И в третий раз Лоуренс направил Тренчарду прошение о возвращении в ВВС.[888]
Ему пообещали, что он вернется, если его пребывание в танковых войсках продолжится без инцидентов. Он писал так, как будто хлопотал за кого-то другого, давно и с крайней точностью. Вряд ли его едкий юмор вновь проявлялся в нем, когда он цитировал официальные заметки, касающиеся Шоу: «Исключительно умный, очень надежный и работящий».[889] Решение должно было быть принято в мае. В апреле Лоуренс писал: «Я слишком часто обманывался, чтобы снова надеяться на многое».[890] И все же он надеялся изо всех сил. Марш[891] вмешался вслед за Черчиллем; перевод Лоуренса в ВВС, казалось, был решенным делом, когда Сэмюэль Хоар[892], вернувшись из Месопотамии, занял противоположную позицию.[893]
Болдуин снова вернулся к власти. Лоуренс снова встретился с Джоном Бьюкеном[894] на улице, заговорил с ним о своей неудаче, и через несколько дней написал ему:
«Дорогой Бьюкен, я не знаю, по какому праву обратился к вам с этим делом в воскресенье. Это случилось под влиянием минуты. Видите ли, семь лет я стремлюсь попасть в Военно-Воздушные Силы, (на шесть месяцев в 1922 году это стремление исполнилось), и я не могу за час выбросить из головы это желание. Следовательно, я говорю об этом с большинством тех, кого встречаю.
Они часто спрашивают: «Почему ВВС?» — а я не знаю. Но я испытал это, и так полюбил то, что делал там прежде. Разница между армией и авиацией — это разница между небом и землей: не меньше. Я пришел в армию лишь в надежде на то, что смогу заслужить свое восстановление в ВВС, и уже идет третий год, а оно так же далеко от меня, как всегда. Это должно быть место рядового, потому что я боюсь, что мне предоставят свободу и независимость. Ограда, правила, необходимая субординация — такое успокоение. Невозможно — это длинное слово в делах человеческих: но я чувствую невозможным снова принять на себя ответственность или власть. Несомненно, какой-нибудь крупный кризис изменит мой настрой: но житейская необходимость — определенно нет. Я скорее умру, чем всерьез сдам свой ум кому-нибудь внаем.

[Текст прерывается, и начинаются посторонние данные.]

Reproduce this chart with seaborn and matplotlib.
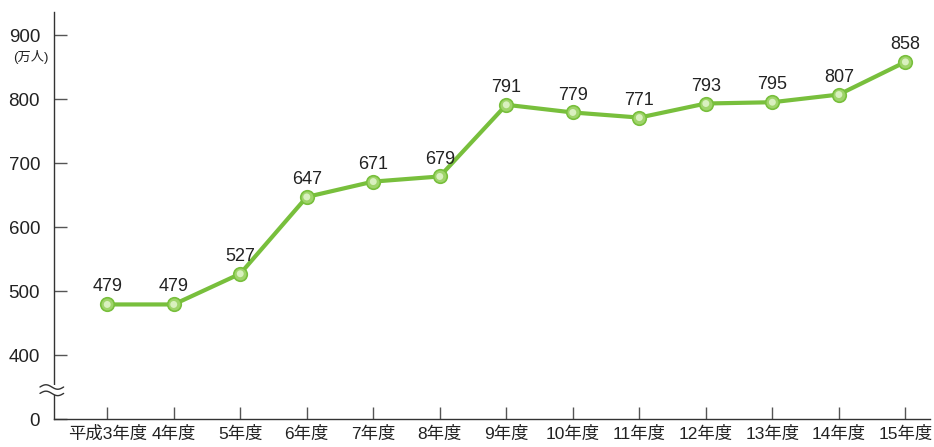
import numpy as np
import pandas as pd
import seaborn as sns
import matplotlib.pyplot as plt

# Data (unit: 10,000 people)
years = ["平成3年度", "4年度", "5年度", "6年度", "7年度", "8年度", "9年度",
         "10年度", "11年度", "12年度", "13年度", "14年度", "15年度"]
values = [479, 479, 527, 647, 671, 679, 791, 779, 771, 793, 795, 807, 858]
yticks = [300, 400, 500, 600, 700, 800, 900]
ytick_labels = ["0", "400", "500", "600", "700", "800", "900"]

sns.set_theme(style="white")
plt.rcParams['font.family'] = ['Liberation Sans', 'Noto Sans CJK JP', 'DejaVu Sans']

df = pd.DataFrame({"year": years, "value": values, "pos": range(len(years))})

green = "#78bf3c"
fig = plt.figure(figsize=(9.34, 4.47), dpi=100)
ax = fig.add_axes([54 / 934, 28 / 447, 876 / 934, 407 / 447])

sns.lineplot(data=df, x="pos", y="value", ax=ax, color=green, linewidth=3, zorder=2)
ax.scatter(df["pos"], df["value"], s=95, color="#9fd46a", edgecolor=green,
           linewidth=1.2, zorder=3)
ax.scatter(df["pos"], df["value"], s=25, color="#d9f0bf", edgecolor="none", zorder=4)

for p, v in zip(df["pos"], df["value"]):
    ax.text(p, v + 14, str(v), ha="center", va="bottom", fontsize=13, color="#222222")

ax.set_xlim(-0.8, 12.37)
ax.set_ylim(300, 936)
ax.set_xticks(df["pos"])
ax.set_xticklabels(years, fontsize=12.5)
ax.set_yticks(yticks)
ax.set_yticklabels(ytick_labels, fontsize=13.5)
ax.set_xlabel("")
ax.set_ylabel("")

for side in ["top", "right"]:
    ax.spines[side].set_visible(False)
for side in ["left", "bottom"]:
    ax.spines[side].set_color("#333333")
    ax.spines[side].set_linewidth(1.0)
ax.tick_params(axis="both", direction="in", length=9, width=1.0, color="#555555",
               labelcolor="#222222")
ax.tick_params(axis="y", pad=10, left=True)
ax.tick_params(axis="x", pad=5, bottom=True)

# unit label
fig.text(31 / 934, 1 - 57 / 447, "(万人)", fontsize=9.5, color="#222222",
         ha="center", va="center")

# axis break marks (two wavy lines across the y axis)
trans = ax.get_yaxis_transform()
ax.fill_between([-0.004, 0.004], 337, 353, transform=trans, color="white",
                clip_on=False, zorder=4, linewidth=0)
for off in [-5, 5]:
    xs = np.linspace(-0.016, 0.011, 30)
    ys = 345 + off + 3.5 * np.sin((xs + 0.016) / 0.027 * 2 * np.pi)
    ax.plot(xs, ys, transform=trans, color="#333333", lw=1.0, clip_on=False, zorder=5)

fig.savefig("out.png", dpi=100)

Министерство авиации предлагало мне работу: быть офицером и написать их историю. Это утонченная жестокость: ведь мое стремление быть в ВВС — тоска по дому, которая снедает меня, едва я случайно увижу их название в газетах или форму летчика на улице: и проводить с ними годы в качестве офицера или историка, зная, что я отгораживаюсь от того, чтобы когда-либо стать одним из них, было бы нестерпимо. Здесь, в танковых войсках, я могу, по крайней мере, лелеять надежду, что сумею когда-нибудь оправдать мое возвращение. Пожалуйста, поймите (всякий здесь подтвердит это), что начальники батальона полностью довольны мною. Ничто в моем характере или поведении не делает меня каким-либо образом непригодным в рядах войск: и я более выносливый и крепкий, чем большинство людей.
Итак, мне стыдно тревожить вас всей этой чепухой: но дело это для меня жизненно важно: и, если вы сможете помочь его выправить, польза для меня намного перевесит в моих глазах любые неудобства, которым вы подвергнете себя!
Я думаю, на последнем предложении лучше будет остановиться.